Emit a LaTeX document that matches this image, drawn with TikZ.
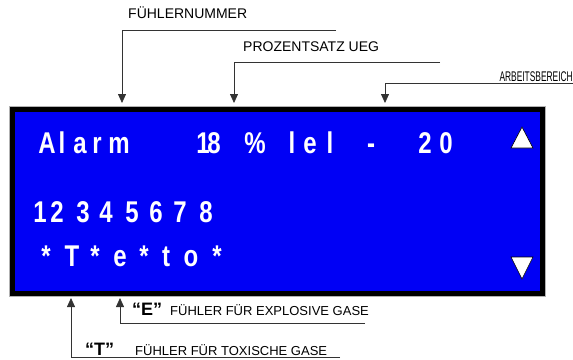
\documentclass[tikz,border=0pt]{standalone}
\usepackage{fontspec}
\setmainfont{Liberation Sans}
\usetikzlibrary{positioning, arrows.meta}
\definecolor{lcdblue}{RGB}{0,0,245}
\newcommand{\lcdnarrow}[1]{\scalebox{0.8}[1]{#1}}

\begin{document}
\begin{tikzpicture}[x=1pt,y=-1pt,>={Triangle[width=8pt,length=9pt]},
    lcdchar/.style={text=white, font=\fontsize{30}{30}\selectfont\bfseries, anchor=base, inner sep=0pt},
    tag/.style={font=\fontsize{14}{14}\selectfont, anchor=base west, inner sep=0pt},
    smalltag/.style={font=\fontsize{13}{13}\selectfont, anchor=base west, inner sep=0pt},
    quotetag/.style={font=\fontsize{18}{18}\selectfont\bfseries, anchor=base west, inner sep=0pt},
    pointer/.style={draw=black!80, line width=0.8pt}]
    \useasboundingbox (0,0) rectangle (573,359);

    % Display
    \node (lcd) [draw=black, line width=5pt, fill=lcdblue, minimum width=530pt, minimum height=183.5pt,
        anchor=north west, inner sep=0pt, outer sep=0pt] at (12.5,109.5) {};
    \draw[black!30, line width=0.6pt] ([shift={(-3,-3)}]lcd.north west) rectangle ([shift={(3,3)}]lcd.south east);
    \draw[fill=white, line width=0.6pt] (511,148) -- (533,148) -- (522,127) -- cycle;
    \draw[fill=white, line width=0.6pt] (511,257) -- (533,257) -- (522,279) -- cycle;

    % Display text
    \foreach \ch/\cx [count=\i] in {A/47,l/62,a/80,r/97,m/119,1/203,8/214,\%/255,l/292,e/310,l/330,-/371,2/425,0/446}
        \node (rowa\i) [lcdchar] at (\cx,153) {\lcdnarrow{\ch}};
    \foreach \ch/\cx [count=\i] in {1/40,2/57,3/83,4/106,5/132,6/156,7/180,8/206}
        \node (rowb\i) [lcdchar] at (\cx,222) {\lcdnarrow{\ch}};
    \foreach \ch/\cx [count=\i] in {*/46,T/72,*/95,e/120,*/144,t/166,o/191,*/217}
        \node (rowc\i) [lcdchar] at (\cx,266) {\lcdnarrow{\ch}};

    % Labels
    \node (fn) [tag] at (128,18) {FÜHLERNUMMER};
    \node (pz) [tag] at (243,51) {PROZENTSATZ UEG};
    \node (ab) [tag, anchor=base east] at (573,81) {\scalebox{0.6}[1]{ARBEITSBEREICH}};
    \node (eq) [quotetag] at (132,315) {“E”};
    \node (ex) [smalltag] at (170,315) {FÜHLER FÜR EXPLOSIVE GASE};
    \node (tq) [quotetag] at (85,355) {“T”};
    \node (tx) [smalltag] at (135,355) {FÜHLER FÜR TOXISCHE GASE};

    % Arrows
    \coordinate (fnend) at (336,30);  \coordinate (fntip) at (122,103);
    \coordinate (pzend) at (440,62);  \coordinate (pztip) at (234,103);
    \coordinate (abend) at (573,83);  \coordinate (abtip) at (385,103);
    \coordinate (exend) at (365,323); \coordinate (extip) at (120,298);
    \coordinate (txend) at (340,357); \coordinate (txtip) at (71,298);
    \draw[pointer, ->] (fnend) -| (fntip);
    \draw[pointer, ->] (pzend) -| (pztip);
    \draw[pointer, ->] (abend) -| (abtip);
    \draw[pointer, ->] (exend) -| (extip);
    \draw[pointer, ->] (txend) -| (txtip);
\end{tikzpicture}
\end{document}
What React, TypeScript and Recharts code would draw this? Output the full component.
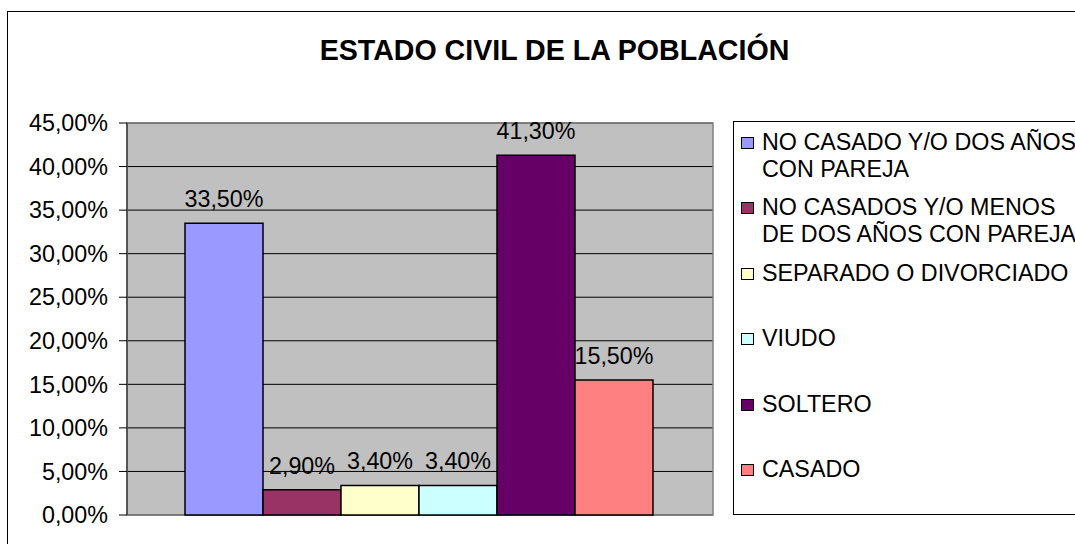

• • • • •

§ **JOB**: Print all the records again exactly; do not include any picture.

§ **OUTPUT OF THE TASK**:
Emit a LaTeX document that matches this image, drawn with TikZ.
\documentclass[tikz,border=0pt]{standalone}
\usepackage{fontspec}
\setmainfont{Liberation Sans}
\usetikzlibrary{positioning, arrows.meta}
\definecolor{lcdblue}{RGB}{0,0,245}
\newcommand{\lcdnarrow}[1]{\scalebox{0.8}[1]{#1}}

\begin{document}
\begin{tikzpicture}[x=1pt,y=-1pt,>={Triangle[width=8pt,length=9pt]},
    lcdchar/.style={text=white, font=\fontsize{30}{30}\selectfont\bfseries, anchor=base, inner sep=0pt},
    tag/.style={font=\fontsize{14}{14}\selectfont, anchor=base west, inner sep=0pt},
    smalltag/.style={font=\fontsize{13}{13}\selectfont, anchor=base west, inner sep=0pt},
    quotetag/.style={font=\fontsize{18}{18}\selectfont\bfseries, anchor=base west, inner sep=0pt},
    pointer/.style={draw=black!80, line width=0.8pt}]
    \useasboundingbox (0,0) rectangle (573,359);

    % Display
    \node (lcd) [draw=black, line width=5pt, fill=lcdblue, minimum width=530pt, minimum height=183.5pt,
        anchor=north west, inner sep=0pt, outer sep=0pt] at (12.5,109.5) {};
    \draw[black!30, line width=0.6pt] ([shift={(-3,-3)}]lcd.north west) rectangle ([shift={(3,3)}]lcd.south east);
    \draw[fill=white, line width=0.6pt] (511,148) -- (533,148) -- (522,127) -- cycle;
    \draw[fill=white, line width=0.6pt] (511,257) -- (533,257) -- (522,279) -- cycle;

    % Display text
    \foreach \ch/\cx [count=\i] in {A/47,l/62,a/80,r/97,m/119,1/203,8/214,\%/255,l/292,e/310,l/330,-/371,2/425,0/446}
        \node (rowa\i) [lcdchar] at (\cx,153) {\lcdnarrow{\ch}};
    \foreach \ch/\cx [count=\i] in {1/40,2/57,3/83,4/106,5/132,6/156,7/180,8/206}
        \node (rowb\i) [lcdchar] at (\cx,222) {\lcdnarrow{\ch}};
    \foreach \ch/\cx [count=\i] in {*/46,T/72,*/95,e/120,*/144,t/166,o/191,*/217}
        \node (rowc\i) [lcdchar] at (\cx,266) {\lcdnarrow{\ch}};

    % Labels
    \node (fn) [tag] at (128,18) {FÜHLERNUMMER};
    \node (pz) [tag] at (243,51) {PROZENTSATZ UEG};
    \node (ab) [tag, anchor=base east] at (573,81) {\scalebox{0.6}[1]{ARBEITSBEREICH}};
    \node (eq) [quotetag] at (132,315) {“E”};
    \node (ex) [smalltag] at (170,315) {FÜHLER FÜR EXPLOSIVE GASE};
    \node (tq) [quotetag] at (85,355) {“T”};
    \node (tx) [smalltag] at (135,355) {FÜHLER FÜR TOXISCHE GASE};

    % Arrows
    \coordinate (fnend) at (336,30);  \coordinate (fntip) at (122,103);
    \coordinate (pzend) at (440,62);  \coordinate (pztip) at (234,103);
    \coordinate (abend) at (573,83);  \coordinate (abtip) at (385,103);
    \coordinate (exend) at (365,323); \coordinate (extip) at (120,298);
    \coordinate (txend) at (340,357); \coordinate (txtip) at (71,298);
    \draw[pointer, ->] (fnend) -| (fntip);
    \draw[pointer, ->] (pzend) -| (pztip);
    \draw[pointer, ->] (abend) -| (abtip);
    \draw[pointer, ->] (exend) -| (extip);
    \draw[pointer, ->] (txend) -| (txtip);
\end{tikzpicture}
\end{document}
What React, TypeScript and Recharts code would draw this? Output the full component.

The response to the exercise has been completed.